------ Data for the task
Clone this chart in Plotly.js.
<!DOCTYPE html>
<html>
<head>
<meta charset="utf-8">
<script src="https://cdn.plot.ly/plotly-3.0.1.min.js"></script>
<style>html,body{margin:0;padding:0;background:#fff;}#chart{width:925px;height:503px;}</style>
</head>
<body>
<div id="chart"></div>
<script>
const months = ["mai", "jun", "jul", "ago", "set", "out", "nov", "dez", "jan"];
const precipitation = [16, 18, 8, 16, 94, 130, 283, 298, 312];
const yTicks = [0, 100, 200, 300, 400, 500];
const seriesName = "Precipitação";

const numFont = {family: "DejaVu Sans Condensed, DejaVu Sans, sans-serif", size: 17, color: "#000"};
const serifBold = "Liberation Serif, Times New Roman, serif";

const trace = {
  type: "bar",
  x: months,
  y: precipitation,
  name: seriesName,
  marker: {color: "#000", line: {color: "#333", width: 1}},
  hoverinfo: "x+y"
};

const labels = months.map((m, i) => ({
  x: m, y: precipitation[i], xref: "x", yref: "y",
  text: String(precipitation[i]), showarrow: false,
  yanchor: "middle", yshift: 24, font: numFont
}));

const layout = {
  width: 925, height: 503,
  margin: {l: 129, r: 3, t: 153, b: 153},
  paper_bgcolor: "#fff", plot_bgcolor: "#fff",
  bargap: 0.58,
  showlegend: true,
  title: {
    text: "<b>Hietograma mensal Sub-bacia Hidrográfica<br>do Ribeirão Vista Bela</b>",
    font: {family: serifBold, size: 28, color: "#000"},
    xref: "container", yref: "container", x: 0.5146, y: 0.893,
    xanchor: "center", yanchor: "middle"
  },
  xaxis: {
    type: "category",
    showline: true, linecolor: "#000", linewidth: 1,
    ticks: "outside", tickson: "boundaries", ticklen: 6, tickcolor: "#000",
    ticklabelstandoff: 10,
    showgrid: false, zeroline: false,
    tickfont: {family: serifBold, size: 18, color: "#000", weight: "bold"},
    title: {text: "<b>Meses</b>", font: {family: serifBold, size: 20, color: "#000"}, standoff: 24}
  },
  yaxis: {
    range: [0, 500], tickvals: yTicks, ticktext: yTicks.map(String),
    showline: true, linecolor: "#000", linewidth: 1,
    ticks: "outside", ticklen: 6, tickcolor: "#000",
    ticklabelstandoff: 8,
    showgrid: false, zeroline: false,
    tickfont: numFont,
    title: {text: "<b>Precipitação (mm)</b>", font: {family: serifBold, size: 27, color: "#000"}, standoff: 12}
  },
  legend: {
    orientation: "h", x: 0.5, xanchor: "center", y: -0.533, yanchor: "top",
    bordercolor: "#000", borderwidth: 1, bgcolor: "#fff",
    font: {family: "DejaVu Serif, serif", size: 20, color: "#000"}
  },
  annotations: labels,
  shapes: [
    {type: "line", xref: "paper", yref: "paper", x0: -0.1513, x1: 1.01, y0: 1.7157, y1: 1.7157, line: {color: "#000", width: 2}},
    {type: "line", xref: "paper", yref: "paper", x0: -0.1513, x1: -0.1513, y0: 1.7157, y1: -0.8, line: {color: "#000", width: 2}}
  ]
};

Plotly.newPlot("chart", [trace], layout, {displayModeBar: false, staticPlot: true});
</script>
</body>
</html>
------------
------ Data for the task
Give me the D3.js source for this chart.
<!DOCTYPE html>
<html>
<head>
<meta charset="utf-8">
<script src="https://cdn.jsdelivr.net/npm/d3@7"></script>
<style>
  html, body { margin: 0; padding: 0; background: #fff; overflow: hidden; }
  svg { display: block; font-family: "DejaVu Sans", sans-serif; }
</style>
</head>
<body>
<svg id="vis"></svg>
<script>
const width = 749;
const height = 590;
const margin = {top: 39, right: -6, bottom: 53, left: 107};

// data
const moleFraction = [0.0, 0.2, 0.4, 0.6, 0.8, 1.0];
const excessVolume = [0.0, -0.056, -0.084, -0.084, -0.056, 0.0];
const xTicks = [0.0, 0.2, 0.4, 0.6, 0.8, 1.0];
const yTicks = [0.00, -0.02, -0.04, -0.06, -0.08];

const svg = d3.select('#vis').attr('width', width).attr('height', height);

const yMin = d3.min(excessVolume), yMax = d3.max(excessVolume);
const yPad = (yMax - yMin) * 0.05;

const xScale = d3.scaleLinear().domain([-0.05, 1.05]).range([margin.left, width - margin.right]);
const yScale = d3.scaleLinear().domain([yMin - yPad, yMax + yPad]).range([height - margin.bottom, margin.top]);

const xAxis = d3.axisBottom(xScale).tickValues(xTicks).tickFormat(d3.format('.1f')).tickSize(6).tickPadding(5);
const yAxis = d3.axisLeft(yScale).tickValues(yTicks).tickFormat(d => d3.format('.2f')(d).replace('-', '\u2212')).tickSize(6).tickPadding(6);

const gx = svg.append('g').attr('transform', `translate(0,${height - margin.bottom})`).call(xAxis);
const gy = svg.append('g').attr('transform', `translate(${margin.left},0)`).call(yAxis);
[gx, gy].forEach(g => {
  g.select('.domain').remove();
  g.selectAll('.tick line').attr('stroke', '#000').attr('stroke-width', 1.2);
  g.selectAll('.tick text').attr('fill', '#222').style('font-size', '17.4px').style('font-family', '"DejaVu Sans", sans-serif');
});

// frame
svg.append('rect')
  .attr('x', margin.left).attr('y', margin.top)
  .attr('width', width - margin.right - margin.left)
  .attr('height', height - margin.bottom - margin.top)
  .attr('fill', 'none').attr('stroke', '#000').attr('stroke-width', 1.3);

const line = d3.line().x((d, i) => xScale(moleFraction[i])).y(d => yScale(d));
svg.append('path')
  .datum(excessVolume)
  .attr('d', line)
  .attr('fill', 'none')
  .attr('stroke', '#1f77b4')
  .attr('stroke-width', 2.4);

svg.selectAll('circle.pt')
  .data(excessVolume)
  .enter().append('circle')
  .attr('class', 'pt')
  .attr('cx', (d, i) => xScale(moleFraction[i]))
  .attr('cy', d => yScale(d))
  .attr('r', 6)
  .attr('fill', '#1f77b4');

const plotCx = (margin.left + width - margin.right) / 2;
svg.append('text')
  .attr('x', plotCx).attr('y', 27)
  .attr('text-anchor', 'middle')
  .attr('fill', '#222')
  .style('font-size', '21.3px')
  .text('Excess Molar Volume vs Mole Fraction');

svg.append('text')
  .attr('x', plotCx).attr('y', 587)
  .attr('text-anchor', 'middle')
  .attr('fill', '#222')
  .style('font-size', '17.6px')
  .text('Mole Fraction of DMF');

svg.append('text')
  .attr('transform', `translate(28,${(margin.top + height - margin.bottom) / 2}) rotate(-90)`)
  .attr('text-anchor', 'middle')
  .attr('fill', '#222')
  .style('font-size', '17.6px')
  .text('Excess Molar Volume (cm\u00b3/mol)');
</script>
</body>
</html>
------------
**Your instructions:** From the records given above, copy all lines containing "this".

**Written solution:**
Clone this chart in Plotly.js.
Give me the D3.js source for this chart.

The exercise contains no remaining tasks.